Thankfully, we didn’t end up in a federal pen somewhere for sharing secrets with Russians. There had been this opera singer, some friend of a friend of Stan’s from the homeland, who had sung a song from Madame Butterfly that had left some of us hockey players slightly stunned and a little weepy. No one would admit that they’d teared up over some dumb opera song, so that went to the grave with us. They did hoot and holler and slap my back repeatedly when Mads and I made the big announcement.
It had been the best night.
Now, sitting in the desert, staring out of the window as I worked on strengthening my left side from brain to fingertips, I felt the tug of homesickness.
Midway through January and here I was still, working my ass off, alone, Declan having returned to his team two weeks ago. I missed him. He’d been someone my own age whom I could hang with, but he wanted to be back on the turf, the gridiron was in his blood like the ice was in mine. I did not fault the man. I was chomping at the bit myself.

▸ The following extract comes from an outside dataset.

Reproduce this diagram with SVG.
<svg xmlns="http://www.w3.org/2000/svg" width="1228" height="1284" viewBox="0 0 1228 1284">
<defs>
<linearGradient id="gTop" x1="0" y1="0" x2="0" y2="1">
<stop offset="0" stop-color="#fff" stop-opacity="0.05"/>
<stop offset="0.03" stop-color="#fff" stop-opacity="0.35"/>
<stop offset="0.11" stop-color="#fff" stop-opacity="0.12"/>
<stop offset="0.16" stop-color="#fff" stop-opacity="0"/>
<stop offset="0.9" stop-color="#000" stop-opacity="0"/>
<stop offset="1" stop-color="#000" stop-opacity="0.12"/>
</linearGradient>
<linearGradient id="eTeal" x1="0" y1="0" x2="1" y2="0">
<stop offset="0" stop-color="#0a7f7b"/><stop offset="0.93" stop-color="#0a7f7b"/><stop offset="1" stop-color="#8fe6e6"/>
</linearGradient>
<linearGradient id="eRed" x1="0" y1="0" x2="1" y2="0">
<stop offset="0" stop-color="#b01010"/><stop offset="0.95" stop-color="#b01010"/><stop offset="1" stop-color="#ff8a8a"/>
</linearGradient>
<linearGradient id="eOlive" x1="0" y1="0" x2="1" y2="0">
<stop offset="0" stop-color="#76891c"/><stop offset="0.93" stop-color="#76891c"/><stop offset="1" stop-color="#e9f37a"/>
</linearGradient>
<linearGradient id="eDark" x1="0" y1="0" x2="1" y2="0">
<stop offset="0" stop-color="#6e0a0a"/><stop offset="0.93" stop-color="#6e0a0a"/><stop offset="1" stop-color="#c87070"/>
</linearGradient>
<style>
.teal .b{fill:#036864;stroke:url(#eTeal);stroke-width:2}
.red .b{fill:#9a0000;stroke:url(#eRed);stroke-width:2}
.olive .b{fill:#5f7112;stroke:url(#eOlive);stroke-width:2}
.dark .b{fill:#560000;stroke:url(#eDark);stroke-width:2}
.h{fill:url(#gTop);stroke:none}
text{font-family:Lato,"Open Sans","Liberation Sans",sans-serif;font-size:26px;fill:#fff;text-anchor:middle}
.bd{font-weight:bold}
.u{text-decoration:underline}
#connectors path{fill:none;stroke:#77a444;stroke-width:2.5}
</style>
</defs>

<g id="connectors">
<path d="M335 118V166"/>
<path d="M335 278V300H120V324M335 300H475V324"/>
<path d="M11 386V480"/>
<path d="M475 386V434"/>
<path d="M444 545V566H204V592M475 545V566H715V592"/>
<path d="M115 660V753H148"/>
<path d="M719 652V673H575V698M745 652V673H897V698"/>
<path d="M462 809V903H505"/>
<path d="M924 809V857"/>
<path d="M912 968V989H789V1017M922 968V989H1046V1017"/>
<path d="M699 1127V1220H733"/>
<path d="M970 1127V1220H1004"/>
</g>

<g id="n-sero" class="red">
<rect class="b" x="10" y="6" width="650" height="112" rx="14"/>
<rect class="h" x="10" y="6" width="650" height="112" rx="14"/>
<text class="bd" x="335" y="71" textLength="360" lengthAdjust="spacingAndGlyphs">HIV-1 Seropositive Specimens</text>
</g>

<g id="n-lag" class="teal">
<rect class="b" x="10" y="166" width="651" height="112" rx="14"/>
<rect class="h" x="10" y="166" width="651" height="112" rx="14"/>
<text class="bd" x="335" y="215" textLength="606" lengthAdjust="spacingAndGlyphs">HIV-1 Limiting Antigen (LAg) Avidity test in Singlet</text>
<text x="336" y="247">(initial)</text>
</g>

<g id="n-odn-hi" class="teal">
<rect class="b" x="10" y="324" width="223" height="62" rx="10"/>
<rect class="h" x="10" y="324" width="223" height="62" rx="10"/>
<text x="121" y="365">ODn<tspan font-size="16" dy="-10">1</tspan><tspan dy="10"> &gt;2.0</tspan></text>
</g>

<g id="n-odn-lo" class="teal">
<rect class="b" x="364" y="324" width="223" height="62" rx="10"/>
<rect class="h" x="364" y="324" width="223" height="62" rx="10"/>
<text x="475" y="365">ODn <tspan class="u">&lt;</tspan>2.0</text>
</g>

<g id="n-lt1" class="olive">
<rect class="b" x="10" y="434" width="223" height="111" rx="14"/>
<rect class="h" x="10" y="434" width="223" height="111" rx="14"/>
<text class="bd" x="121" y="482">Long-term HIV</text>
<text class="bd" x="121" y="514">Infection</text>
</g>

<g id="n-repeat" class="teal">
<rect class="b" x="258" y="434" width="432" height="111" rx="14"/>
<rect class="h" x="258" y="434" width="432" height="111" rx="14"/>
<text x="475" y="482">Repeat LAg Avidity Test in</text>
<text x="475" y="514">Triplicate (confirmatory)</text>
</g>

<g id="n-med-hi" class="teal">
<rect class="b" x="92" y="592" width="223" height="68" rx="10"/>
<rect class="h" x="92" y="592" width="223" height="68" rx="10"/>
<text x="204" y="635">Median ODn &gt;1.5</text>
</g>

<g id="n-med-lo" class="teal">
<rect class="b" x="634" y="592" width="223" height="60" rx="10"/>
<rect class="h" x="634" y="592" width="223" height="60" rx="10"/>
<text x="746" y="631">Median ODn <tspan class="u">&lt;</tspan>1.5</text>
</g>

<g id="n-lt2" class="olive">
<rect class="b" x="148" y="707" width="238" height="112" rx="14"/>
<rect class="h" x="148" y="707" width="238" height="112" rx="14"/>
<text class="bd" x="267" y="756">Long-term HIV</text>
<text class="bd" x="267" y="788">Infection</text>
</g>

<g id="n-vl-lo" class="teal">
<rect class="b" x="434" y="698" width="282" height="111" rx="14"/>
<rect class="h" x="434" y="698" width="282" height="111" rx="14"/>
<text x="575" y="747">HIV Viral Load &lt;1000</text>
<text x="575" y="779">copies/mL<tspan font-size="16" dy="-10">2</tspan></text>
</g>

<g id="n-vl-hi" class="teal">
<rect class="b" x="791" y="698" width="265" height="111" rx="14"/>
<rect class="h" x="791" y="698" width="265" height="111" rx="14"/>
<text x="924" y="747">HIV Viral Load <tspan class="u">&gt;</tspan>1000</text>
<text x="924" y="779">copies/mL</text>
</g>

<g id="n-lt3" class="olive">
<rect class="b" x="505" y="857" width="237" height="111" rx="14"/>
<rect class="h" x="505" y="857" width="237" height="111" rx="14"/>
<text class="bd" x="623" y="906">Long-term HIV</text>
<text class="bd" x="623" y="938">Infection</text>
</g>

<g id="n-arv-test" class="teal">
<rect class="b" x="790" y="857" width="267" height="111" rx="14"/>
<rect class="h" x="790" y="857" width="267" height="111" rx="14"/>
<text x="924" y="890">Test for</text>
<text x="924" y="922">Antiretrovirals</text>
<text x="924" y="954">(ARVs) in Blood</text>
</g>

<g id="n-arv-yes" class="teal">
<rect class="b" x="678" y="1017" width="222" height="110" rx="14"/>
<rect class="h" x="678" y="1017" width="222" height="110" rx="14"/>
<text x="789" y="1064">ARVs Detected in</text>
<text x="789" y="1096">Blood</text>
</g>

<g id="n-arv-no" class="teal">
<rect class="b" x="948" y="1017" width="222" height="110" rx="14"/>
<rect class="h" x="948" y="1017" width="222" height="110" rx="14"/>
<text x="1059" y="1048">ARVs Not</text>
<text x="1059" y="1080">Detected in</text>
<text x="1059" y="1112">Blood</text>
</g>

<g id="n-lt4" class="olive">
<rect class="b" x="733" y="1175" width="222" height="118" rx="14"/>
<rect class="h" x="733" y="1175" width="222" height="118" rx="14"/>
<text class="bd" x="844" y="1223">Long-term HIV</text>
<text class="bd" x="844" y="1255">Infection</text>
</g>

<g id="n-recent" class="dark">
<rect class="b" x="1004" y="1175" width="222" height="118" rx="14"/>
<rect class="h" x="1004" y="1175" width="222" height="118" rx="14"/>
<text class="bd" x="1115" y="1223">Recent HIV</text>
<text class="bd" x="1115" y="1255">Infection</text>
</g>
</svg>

Patience was hard to come by as my recovery sped along. Every day I’d ask the therapists and doctors when I was getting sprung. And every day they’d reply with something meant to inspire me to stick with the program. They cautioned against leaving early, which I could do at any time. This wasn’t a prison. There were no locks on the doors. But—and there was that big but—if I wanted to heal those pathways the brain bleed had destroyed, I needed to stay put and put the time in here. So I did. I put the time in and then some. I missed Mads, though, and the team, but mostly Mads. I sorely missed hockey despite glutting myself on Railers games, Raptors games, hell, any NHL game I could find, and streaming all the OU hockey games. There was a massive part of Tennant Rowe that was missing.